During a press conference on October 3 I again had to walk a verbal tightrope on the Agnew issue. I first came to his defense, urging that he not be tried and convi
cted in the press. But when the question was asked if there was any truth to Agnew’s charge that this had been just a political investigation, I answered that while I had been briefed only on what the witnesses might say, the charges were serious.
After the press conference I left for a weekend in Florida. I asked Buzhardt to come with me. That afternoon he received a call from Judah Best, who said that Agnew was ready to resume discussions about a plea. Best flew to Florida and met with Buzhardt until late into the night. Earlier Best had pointed out to Buzhardt that Agnew was just a few months short of being eligible for retirement with a federal pension. He had wondered if there were not some way to give him a consultancy that would keep him on the government payroll and carry him over the pension deadline. I told Buzhardt that we could not do it at this time. Agnew had also asked if he could keep his Secret Service protection for a while, and he was concerned about what would happen to his staff. I promised that I would see to it that his Secret Service protection was extended, and that we would do our best to find jobs for his staff members.

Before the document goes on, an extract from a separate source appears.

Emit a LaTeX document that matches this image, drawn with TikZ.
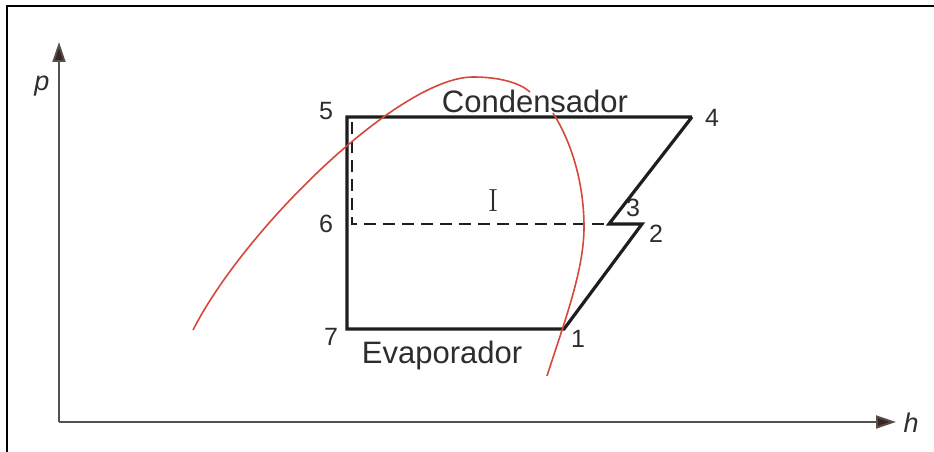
\documentclass[tikz,border=0pt]{standalone}
\usepackage{fontspec}
\setmainfont{Liberation Sans}
\newfontfamily\romfont{Latin Modern Roman}
\usetikzlibrary{arrows.meta}
\definecolor{dome}{RGB}{214,72,58}
\definecolor{axisgrey}{RGB}{85,80,78}
\definecolor{tipbrown}{RGB}{60,38,32}
\definecolor{ink}{RGB}{30,30,30}
\definecolor{txt}{RGB}{45,45,45}
\begin{document}
\begin{tikzpicture}[x=1pt,y=-1pt,
  cycleline/.style={draw=ink,line width=3.2pt,line join=miter},
  dashline/.style={draw=ink,line width=2.8pt,dash pattern=on 12pt off 7pt},
  axisline/.style={draw=axisgrey,line width=1.9pt,-{Triangle[length=20pt,width=13pt,fill=tipbrown]}},
  domeline/.style={draw=dome,line width=1.6pt},
  numlab/.style={text=txt,font=\fontsize{25}{27}\selectfont,inner sep=0pt},
  wordlab/.style={text=txt,font=\fontsize{31}{33}\selectfont,inner sep=0pt},
  axislab/.style={text=txt,font=\itshape\fontsize{27}{29}\selectfont,inner sep=0pt}]
\useasboundingbox (0,0) rectangle (934,452);
\fill[white] (0,0) rectangle (934,452);
% frame (top and left)
\draw[black,line width=2.4pt] (7,452) -- (7,6) -- (934,6);
% axes
\coordinate (O) at (59,422);
\coordinate (ytip) at (59,42);
\coordinate (xtip) at (896,422);
\draw[axisline] (O) -- (ytip);
\draw[axisline] (O) -- (xtip);
\node[axislab] (plab) at (42,86) {p};
\node[axislab] (hlab) at (911,423) {h};
% cycle points
\coordinate (p5) at (347,117);
\coordinate (p4) at (692,117);
\coordinate (p3) at (609,224);
\coordinate (p2) at (642,224);
\coordinate (p1) at (564,329);
\coordinate (p7) at (347,329);
\coordinate (p6) at (347,224);
\coordinate (d5) at (352,122);
\coordinate (d6) at (352,224);
% solid cycle
\draw[cycleline] (p4) -- (p5) -- (p6) -- (p7) -- (p1) -- (p2) -- (p3) -- (p4);
% dashed path
\draw[dashline] (d5) -- (d6) -- (p3);
% saturation dome
\coordinate (dA) at (193,330);
\coordinate (dTop) at (473,77);
\coordinate (dB) at (530,92);
\coordinate (dC) at (553,113);
\coordinate (dMid) at (584,227);
\coordinate (dD) at (547,376);
\draw[domeline] (dA) .. controls (245,228) and (400,77) .. (dTop)
                      .. controls (500,77) and (520,83) .. (dB);
\draw[domeline] (dC) .. controls (575,148) and (584,190) .. (dMid)
                     .. controls (584,270) and (565,320) .. (dD);
% labels
\node[numlab] (l5) at (326,111) {5};
\node[numlab] (l4) at (712,118) {4};
\node[numlab] (l6) at (326,224) {6};
\node[numlab] (l3) at (633,208) {3};
\node[numlab] (l2) at (656,234) {2};
\node[numlab] (l7) at (331,337) {7};
\node[numlab] (l1) at (578,339) {1};
\node[wordlab] (cond) at (535,101) {Condensador};
\node[wordlab] (evap) at (442,355) {Evaporador};
\node[text=txt,font=\romfont\fontsize{32}{34}\selectfont,inner sep=0pt] (rI) at (493,201) {I};
\end{tikzpicture}
\end{document}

It was agreed that on Saturday, October 6, Buzhardt would call Richardson to arrange for the talks to begin again.
OCTOBER 1973
On that same Saturday morning we received a cable from Ken Keating, our ambassador in Tel Aviv, reporting that Golda Meir had just told him that Syria and Egypt were in a final countdown for war. Israel was about to be attacked on two fronts: by the Syrians from the north in the Golan Heights, and by the Egyptians from the south in the Sinai Peninsula.